Prom these authorities it would seem that the damages recoverable under the Death act are not to be conclusively *279determined by required proof at the trial of pre-existing dependency or periodic pecuniary aid from the intestate prior to his death. The fact that the next of kin may have been self-supporting evidently does not prohibit them from sharing in the recovery which becomes on payment subject to distribution as directed by the statute in cases of intestacy. Snedeker v.

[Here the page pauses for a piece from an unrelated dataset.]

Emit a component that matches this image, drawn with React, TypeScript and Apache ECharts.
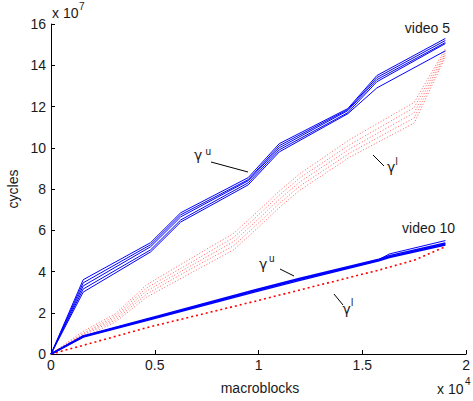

Snedeker, 164 N. Y. 58; 58 N. E. Rep. 4. It is the future deprivation or loss of the so-called reasonable expectation of financial advantage from a continuance of the life of the deceased that appears to be involved in such a case.

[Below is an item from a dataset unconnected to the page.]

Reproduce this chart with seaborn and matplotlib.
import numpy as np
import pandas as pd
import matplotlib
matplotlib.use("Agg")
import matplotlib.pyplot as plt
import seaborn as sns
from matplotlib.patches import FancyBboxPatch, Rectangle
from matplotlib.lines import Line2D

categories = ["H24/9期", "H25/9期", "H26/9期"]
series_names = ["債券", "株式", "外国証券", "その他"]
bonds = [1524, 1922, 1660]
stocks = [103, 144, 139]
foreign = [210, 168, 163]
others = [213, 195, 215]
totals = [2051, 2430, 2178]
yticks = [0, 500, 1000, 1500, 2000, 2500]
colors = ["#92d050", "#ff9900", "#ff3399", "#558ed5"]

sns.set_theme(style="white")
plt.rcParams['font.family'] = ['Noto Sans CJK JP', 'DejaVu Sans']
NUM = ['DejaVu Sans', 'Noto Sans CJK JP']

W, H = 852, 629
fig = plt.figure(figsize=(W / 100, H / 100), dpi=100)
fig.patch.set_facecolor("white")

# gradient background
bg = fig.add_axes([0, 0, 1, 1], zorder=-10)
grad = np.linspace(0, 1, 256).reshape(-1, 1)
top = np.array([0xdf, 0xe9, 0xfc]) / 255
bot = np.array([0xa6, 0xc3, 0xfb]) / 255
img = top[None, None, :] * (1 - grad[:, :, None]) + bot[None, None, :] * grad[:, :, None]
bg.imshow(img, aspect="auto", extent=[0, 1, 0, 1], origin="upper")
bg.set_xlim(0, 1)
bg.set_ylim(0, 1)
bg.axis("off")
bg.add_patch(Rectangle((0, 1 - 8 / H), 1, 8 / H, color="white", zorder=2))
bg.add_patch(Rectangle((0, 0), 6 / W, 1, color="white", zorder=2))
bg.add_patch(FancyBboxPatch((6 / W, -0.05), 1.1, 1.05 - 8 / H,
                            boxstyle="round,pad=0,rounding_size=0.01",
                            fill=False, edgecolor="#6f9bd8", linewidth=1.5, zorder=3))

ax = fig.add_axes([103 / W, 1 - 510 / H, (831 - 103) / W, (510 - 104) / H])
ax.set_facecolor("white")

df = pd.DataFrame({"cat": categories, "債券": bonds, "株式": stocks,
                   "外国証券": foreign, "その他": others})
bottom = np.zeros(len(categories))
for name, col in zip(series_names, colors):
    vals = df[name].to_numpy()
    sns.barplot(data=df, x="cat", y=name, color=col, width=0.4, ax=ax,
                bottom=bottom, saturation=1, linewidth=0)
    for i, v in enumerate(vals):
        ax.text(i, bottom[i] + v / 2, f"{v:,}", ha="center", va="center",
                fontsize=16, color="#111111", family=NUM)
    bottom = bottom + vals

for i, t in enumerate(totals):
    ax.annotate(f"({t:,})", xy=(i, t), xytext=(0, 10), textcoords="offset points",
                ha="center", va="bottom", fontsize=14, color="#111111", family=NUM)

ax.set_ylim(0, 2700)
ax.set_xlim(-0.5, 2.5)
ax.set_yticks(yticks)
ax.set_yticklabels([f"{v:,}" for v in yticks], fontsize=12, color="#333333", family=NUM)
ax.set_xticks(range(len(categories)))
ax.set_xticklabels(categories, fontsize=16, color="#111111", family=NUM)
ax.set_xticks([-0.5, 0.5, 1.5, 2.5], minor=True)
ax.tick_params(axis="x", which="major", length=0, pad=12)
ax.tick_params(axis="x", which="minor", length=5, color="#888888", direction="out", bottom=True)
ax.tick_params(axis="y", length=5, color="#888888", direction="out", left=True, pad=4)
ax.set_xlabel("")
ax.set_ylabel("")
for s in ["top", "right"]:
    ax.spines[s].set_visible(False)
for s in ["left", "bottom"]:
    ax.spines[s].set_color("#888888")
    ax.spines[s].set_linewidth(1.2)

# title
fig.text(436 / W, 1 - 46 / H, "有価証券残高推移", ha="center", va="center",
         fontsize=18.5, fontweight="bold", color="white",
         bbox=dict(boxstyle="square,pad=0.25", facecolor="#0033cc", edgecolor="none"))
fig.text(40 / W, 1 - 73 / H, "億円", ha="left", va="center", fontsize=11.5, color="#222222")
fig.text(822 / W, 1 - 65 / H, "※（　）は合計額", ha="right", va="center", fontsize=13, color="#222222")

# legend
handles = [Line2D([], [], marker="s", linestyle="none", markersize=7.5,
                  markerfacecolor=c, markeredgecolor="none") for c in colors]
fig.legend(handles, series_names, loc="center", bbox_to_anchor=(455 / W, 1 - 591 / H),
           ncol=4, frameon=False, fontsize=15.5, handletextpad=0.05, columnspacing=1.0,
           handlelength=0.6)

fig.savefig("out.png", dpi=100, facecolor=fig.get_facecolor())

As stated in the present complaint, the suit instituted by the plaintiff as administratrix ad prosequendum may perhaps be regarded as abortive, in view of the resultant mistrial, and the fact that she appears to have been concerned with her individual interest, without a realization that the surviving children of decedent (by a former marriage) likewise had interests, and that their rights, unless formally surrendered or at least actually determined by the verdict of the jury, could not be disposed of in the informal manner indicated.
In any event, what the general administrator is required to do with the fund recovered, since it is to be assumed that it is controlled by the statute, seems clear. The result is that in the absence of legislation supporting or authorizing it, the action sought to be set up in the present complaint does not appear capable of being legally sustained. The motion to strike will be granted, but without costs.